Listen to “Don’t Judge Me” by FKA twigs / Headie One / Fred again..
FKA twigs is inclined toward the grand gesture. Her albums—right up through her best yet, 2019’s MAGDALENE—are immersive worlds of vanguard-testing sound that demand listeners either submit to them or reject them, anything but be unmoved. So when twigs turned up to lend a lighter-than-air vocal to a short interlude from rapper Headie One and producer Fred again..’s 2019 mixtape (the dynamic London duo’s GANG), it was hard not to be left wanting more. With “Don’t Judge Me,” a finished version of the track (with twigs now sharing credit as a primary artist), she delivers, and the results are characteristically magnificent.

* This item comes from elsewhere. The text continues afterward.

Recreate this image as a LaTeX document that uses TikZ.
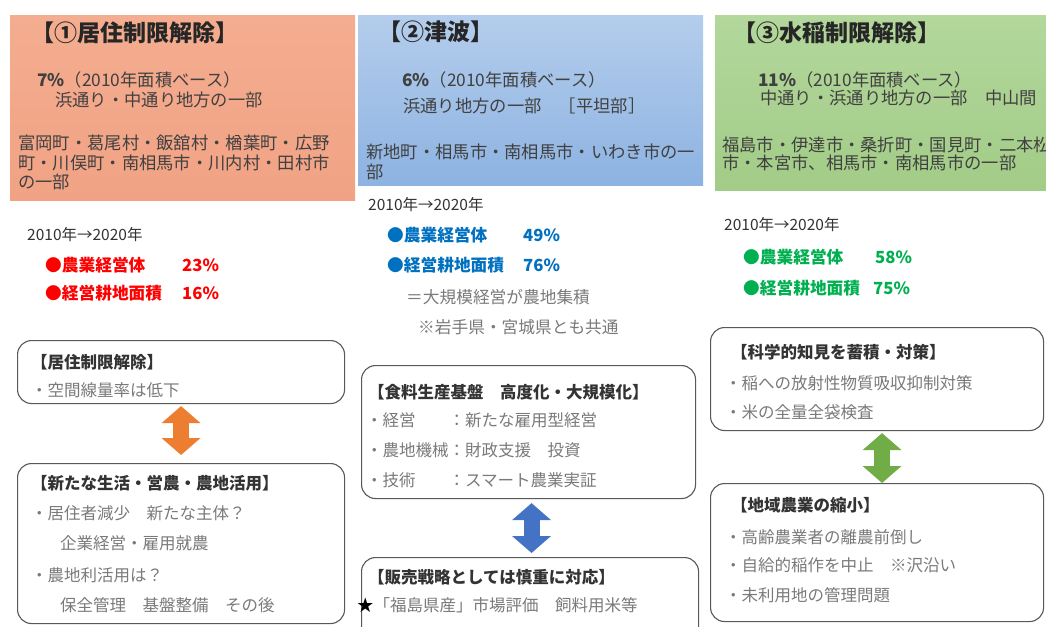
\documentclass[tikz,border=0pt]{standalone}
\usepackage{fontspec}
\setmainfont{Noto Sans CJK JP}
\usetikzlibrary{arrows.meta}
\definecolor{salmontop}{HTML}{F4AD90}
\definecolor{salmonbot}{HTML}{F1A284}
\definecolor{bluetop}{HTML}{B4CDEC}
\definecolor{bluebot}{HTML}{8DB3E2}
\definecolor{greentop}{HTML}{B3D79C}
\definecolor{greenbot}{HTML}{A2CC87}
\definecolor{txt}{HTML}{404040}
\definecolor{lt}{HTML}{7A7A7A}
\definecolor{redc}{HTML}{FF0000}
\definecolor{bluec}{HTML}{0070C0}
\definecolor{greenc}{HTML}{00B050}
\definecolor{arrO}{HTML}{ED7D31}
\definecolor{arrB}{HTML}{4472C4}
\definecolor{arrG}{HTML}{70AD47}
\tikzset{
  panel/.style={anchor=north west, inner sep=0, minimum width=345pt},
  ptitle/.style={anchor=west, inner sep=0, font=\fontsize{23}{27}\selectfont\bfseries, text=black!85},
  ptxt/.style={anchor=west, inner sep=0, font=\fontsize{17.3}{20}\selectfont, text=txt},
  yr/.style={anchor=west, inner sep=0, font=\fontsize{15.5}{18}\selectfont, text=black!80},
  stat/.style={anchor=west, inner sep=0, font=\fontsize{16.7}{19}\selectfont\bfseries},
  note/.style={anchor=west, inner sep=0, font=\fontsize{16.7}{19}\selectfont, text=lt},
  ttl/.style={anchor=west, inner sep=0, font=\fontsize{16.5}{19}\selectfont\bfseries, text=black!80},
  btxt/.style={anchor=west, inner sep=0, font=\fontsize{16.5}{19}\selectfont, text=lt},
  rbox/.style={draw=black!65, line width=1.1pt, rounded corners=14pt, anchor=north west, inner sep=0},
  fat/.style={line width=16pt, {Triangle[width=38pt,length=17pt]}-{Triangle[width=38pt,length=17pt]}}
}
\begin{document}
\begin{tikzpicture}[x=1pt,y=-1pt]
\useasboundingbox (0,0) rectangle (1046,626);
\fill[white] (0,0) rectangle (1046,626);
\clip (0,0) rectangle (1046,626);
% panels
\node[panel, minimum height=185pt, top color=salmontop, bottom color=salmonbot] (p1) at (10,15) {};
\node[panel, minimum height=170pt, top color=bluetop, bottom color=bluebot] (p2) at (358,15) {};
\node[panel, minimum height=175pt, top color=greentop, bottom color=greenbot] (p3) at (715,15) {};
% panel 1 text
\node[ptitle] (p1t) at (31,33) {【①居住制限解除】};
\node[ptxt] (p1a) at (37,80) {\textbf{7\%}（2010年面積ベース）};
\node[ptxt] (p1b) at (55,100) {浜通り・中通り地方の一部};
\node[ptxt] (p1c) at (18,143) {富岡町・葛尾村・飯舘村・楢葉町・広野};
\node[ptxt] (p1d) at (18,163) {町・川俣町・南相馬市・川内村・田村市};
\node[ptxt] (p1e) at (18,182) {の一部};
% panel 2 text
\node[ptitle] (p2t) at (378,32) {【②津波】};
\node[ptxt] (p2a) at (402,80) {\textbf{6\%}（2010年面積ベース）};
\node[ptxt] (p2b) at (403,106) {浜通り地方の一部　［平坦部］};
\node[ptxt] (p2c) at (366,152) {新地町・相馬市・南相馬市・いわき市の一};
\node[ptxt] (p2d) at (366,172) {部};
% panel 3 text
\node[ptitle] (p3t) at (733,33) {【③水稲制限解除】};
\node[ptxt] (p3a) at (758,80) {\textbf{11\%}（2010年面積ベース）};
\node[ptxt] (p3b) at (760,98) {中通り・浜通り地方の一部　中山間};
\node[ptxt] (p3c) at (722,145) {福島市・伊達市・桑折町・国見町・二本松};
\node[ptxt] (p3d) at (722,163) {市・本宮市、相馬市・南相馬市の一部};
% statistics
\node[yr] (y1) at (27,235) {2010年→2020年};
\node[stat, text=redc] (r1) at (45,265) {●農業経営体};
\node[stat, text=redc] (r1v) at (182,265) {23\%};
\node[stat, text=redc] (r2) at (45,293) {●経営耕地面積};
\node[stat, text=redc] (r2v) at (182,293) {16\%};
\node[yr] (y2) at (368,205) {2010年→2020年};
\node[stat, text=bluec] (u1) at (387,235) {●農業経営体};
\node[stat, text=bluec] (u1v) at (523,235) {49\%};
\node[stat, text=bluec] (u2) at (387,265) {●経営耕地面積};
\node[stat, text=bluec] (u2v) at (523,265) {76\%};
\node[note] (u3) at (406,297) {＝大規模経営が農地集積};
\node[note] (u4) at (418,327) {※岩手県・宮城県とも共通};
\node[yr] (y3) at (724,225) {2010年→2020年};
\node[stat, text=greenc] (g1) at (743,257) {●農業経営体};
\node[stat, text=greenc] (g1v) at (875,257) {58\%};
\node[stat, text=greenc] (g2) at (743,288) {●経営耕地面積};
\node[stat, text=greenc] (g2v) at (873,288) {75\%};
% boxes
\node[rbox, minimum width=327pt, minimum height=63pt] (b1a) at (17,340) {};
\node[rbox, minimum width=327pt, minimum height=160pt] (b1b) at (17,463) {};
\node[rbox, minimum width=334pt, minimum height=133pt] (b2a) at (361,365) {};
\node[rbox, minimum width=337pt, minimum height=90pt] (b2b) at (361,557) {};
\node[rbox, minimum width=333pt, minimum height=103pt] (b3a) at (710,327) {};
\node[rbox, minimum width=333pt, minimum height=138pt] (b3b) at (710,483) {};
% box texts
\node[ttl] (b1at) at (31,362) {【居住制限解除】};
\node[btxt] (b1a1) at (31,390) {・空間線量率は低下};
\node[ttl] (b1bt) at (31,483) {【新たな生活・営農・農地活用】};
\node[btxt] (b1b1) at (31,513) {・居住者減少　新たな主体？};
\node[btxt] (b1b2) at (60,543) {企業経営・雇用就農};
\node[btxt] (b1b3) at (31,575) {・農地利活用は？};
\node[btxt] (b1b4) at (60,605) {保全管理　基盤整備　その後};
\node[ttl] (b2at) at (368,392) {【食料生産基盤　高度化・大規模化】};
\node[btxt] (b2a1) at (366,420) {・経営　　：新たな雇用型経営};
\node[btxt] (b2a2) at (366,450) {・農地機械：財政支援　投資};
\node[btxt] (b2a3) at (366,480) {・技術　　：スマート農業実証};
\node[ttl] (b2bt) at (368,577) {【販売戦略としては慎重に対応】};
\node[btxt] (b2b1) at (357,605) {\textcolor{black}{★}「福島県産」市場評価　飼料用米等};
\node[ttl] (b3at) at (731,352) {【科学的知見を蓄積・対策】};
\node[btxt] (b3a1) at (725,383) {・稲への放射性物質吸収抑制対策};
\node[btxt] (b3a2) at (725,412) {・米の全量全袋検査};
\node[ttl] (b3bt) at (731,505) {【地域農業の縮小】};
\node[btxt] (b3b1) at (725,537) {・高齢農業者の離農前倒し};
\node[btxt] (b3b2) at (725,565) {・自給的稲作を中止　※沢沿い};
\node[btxt] (b3b3) at (725,595) {・未利用地の管理問題};
% double arrows
\draw[fat, arrO, shorten <=2pt, shorten >=8pt] (b1a.south) -- (b1b.north);
\draw[fat, arrB, shorten <=4pt, shorten >=4pt] ([xshift=3pt]b2a.south) -- ([xshift=3pt]b2a.south |- b2b.north);
\draw[fat, arrG, shorten <=2pt, shorten >=0pt] ([xshift=5pt]b3a.south) -- ([xshift=5pt]b3a.south |- b3b.north);
\end{tikzpicture}
\end{document}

The original “Judge Me (Interlude)” feels like a loose sketch. Headie One doesn’t rap so much as speak-sing, and his mesmerizing voice bounces around through funhouse-mirror effects. Whatever he has done (“I was broke and I loved myself,” he admits), twigs too asks the listener to withhold judgment, offering her “precious love” in return as her soprano soars. Fred again.. builds the surrounding production with precision, forming a choir of spectral twigses backed by weary drones and room-shaking thuds. The completed “Don’t Judge Me” starts there and goes further—exhilaratingly far. Headie shows why he’s a Drake-backed leading light of the UK drill scene in a dazzling new verse, rapping with escalating urgency about being judged on account of his race. With a measured delivery, Headie One grounds this anti-racist message in personal references (like his crew’s beefs or a high-profile London police shooting), avoiding clumsiness with specificity. The video, co-directed by twigs and Emmanuel Adjei, takes the song to a higher level still, connecting the music’s sensuous plea for empathy to both the visual artist Kara Walker’s 42-foot Tate Modern fountain and an unseen power that tries to hold twigs back. Nothing can.